> **Provided data**:
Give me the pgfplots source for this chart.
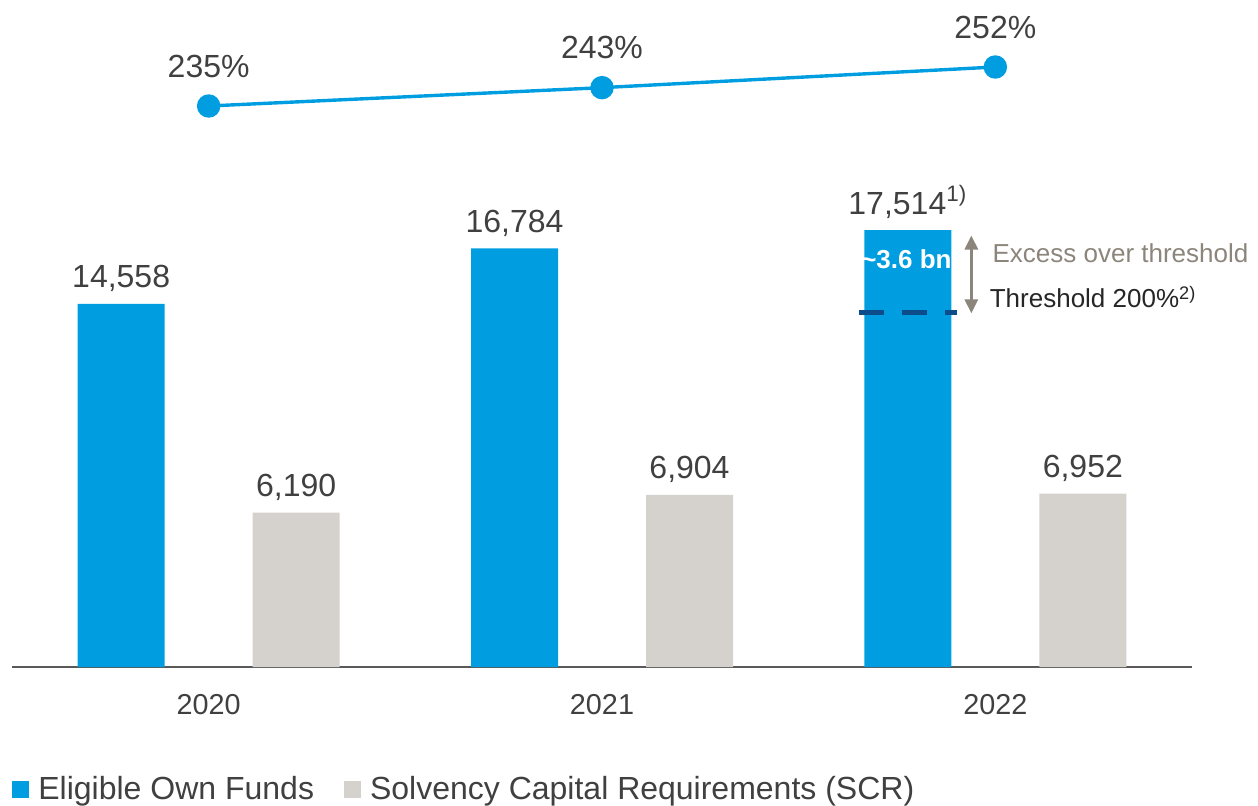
\documentclass[border=0pt]{standalone}
\usepackage{pgfplots}
\pgfplotsset{compat=1.18}
\usepackage{fontspec}
\setmainfont{Liberation Sans}
\usetikzlibrary{arrows.meta}

\definecolor{eofblue}{HTML}{009EE0}
\definecolor{scrgray}{HTML}{D5D2CE}
\definecolor{txtgray}{HTML}{404040}
\definecolor{annbrown}{HTML}{8C857B}
\definecolor{navy}{HTML}{0D4C8B}
\definecolor{axgray}{HTML}{595959}

\begin{document}
\begin{tikzpicture}
\useasboundingbox (-6pt,-69pt) rectangle (623pt,333.5pt);

% bars: own funds and SCR
\begin{axis}[
  at={(0,0)}, anchor=south west,
  scale only axis, width=590pt, height=333.5pt,
  xmin=-0.5, xmax=2.5, ymin=0, ymax=26744,
  ybar, bar width=43.5pt,
  axis y line=none, axis x line*=bottom,
  x axis line style={draw=axgray, line width=0.75pt, -},
  xtick={0,1,2}, xticklabels={2020,2021,2022},
  major tick length=0pt,
  xticklabel style={anchor=base, yshift=-23.5pt, text=txtgray,
    font=\fontsize{14.4}{17}\selectfont},
  clip=false,
  nodes near coords,
  point meta=explicit symbolic,
  every node near coord/.append style={anchor=base, yshift=8pt,
    text=txtgray, font=\fontsize{16}{19}\selectfont},
  legend style={at={(0.0,-0.183)}, anchor=west, draw=none, fill=none,
    inner sep=0pt, legend columns=2,
    font=\fontsize{16}{19}\selectfont, text=txtgray,
    /tikz/every odd column/.style={column sep=2.5pt},
    /tikz/every even column/.style={column sep=13pt}},
  legend image code/.code={\fill[#1,draw=none] (0pt,-4.25pt) rectangle (8.5pt,4.25pt);},
]
\addplot[fill=eofblue, draw=none, bar shift=-43.75pt] coordinates {
  (0,14558) [14,558]
  (1,16784) [16,784]
  (2,17514) [{17,514\textsuperscript{1)}}]
};
\addplot[fill=scrgray, draw=none, bar shift=43.75pt] coordinates {
  (0,6190) [6,190]
  (1,6904) [6,904]
  (2,6952) [6,952]
};
\legend{Eligible Own Funds, Solvency Capital Requirements (SCR)}

% threshold annotation on the 2022 bar
\draw[navy, line width=2.5pt, dash pattern=on 12.5pt off 9pt]
  (axis cs:1.654,14230) -- (axis cs:1.903,14230);
\draw[annbrown, line width=1.5pt, {Triangle[width=6.5pt,length=7pt]}-{Triangle[width=6.5pt,length=7pt]}]
  (axis cs:1.939,17300) -- (axis cs:1.939,14180);
\node[anchor=base, text=white, font=\bfseries\fontsize{13}{15}\selectfont, inner sep=0pt]
  at (axis cs:1.774,15998) {\textasciitilde3.6 bn};
\node[anchor=base west, text=annbrown, font=\fontsize{13}{15}\selectfont, inner sep=0pt]
  at (axis cs:1.992,16239) {Excess over threshold};
\node[anchor=base west, text=black!85, font=\fontsize{13}{15}\selectfont, inner sep=0pt]
  at (axis cs:1.985,14395) {Threshold 200\%\textsuperscript{2)}};
\end{axis}

% solvency ratio line
\begin{axis}[
  at={(0,0)}, anchor=south west,
  scale only axis, width=590pt, height=333.5pt,
  xmin=-0.5, xmax=2.5, ymin=-9.54, ymax=281.21,
  hide axis, clip=false,
  nodes near coords,
  point meta=explicit symbolic,
  every node near coord/.append style={anchor=base, yshift=14.5pt,
    text=txtgray, font=\fontsize{16}{19}\selectfont},
]
\addplot[color=eofblue, line width=1.7pt, mark=*, mark size=5pt,
  mark options={fill=eofblue, draw=none}] coordinates {
  (0,235) [235\%]
  (1,243) [243\%]
  (2,252) [252\%]
};
\end{axis}
\end{tikzpicture}
\end{document}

> **Problem to work on**: Print the data above verbatim from the first line through the line holding "(-6pt,-69pt) rectangle (623pt,333.5pt);", leaving every picture out.

> **Result**:
Give me the pgfplots source for this chart.
\documentclass[border=0pt]{standalone}
\usepackage{pgfplots}
\pgfplotsset{compat=1.18}
\usepackage{fontspec}
\setmainfont{Liberation Sans}
\usetikzlibrary{arrows.meta}

\definecolor{eofblue}{HTML}{009EE0}
\definecolor{scrgray}{HTML}{D5D2CE}
\definecolor{txtgray}{HTML}{404040}
\definecolor{annbrown}{HTML}{8C857B}
\definecolor{navy}{HTML}{0D4C8B}
\definecolor{axgray}{HTML}{595959}

\begin{document}
\begin{tikzpicture}
\useasboundingbox (-6pt,-69pt) rectangle (623pt,333.5pt);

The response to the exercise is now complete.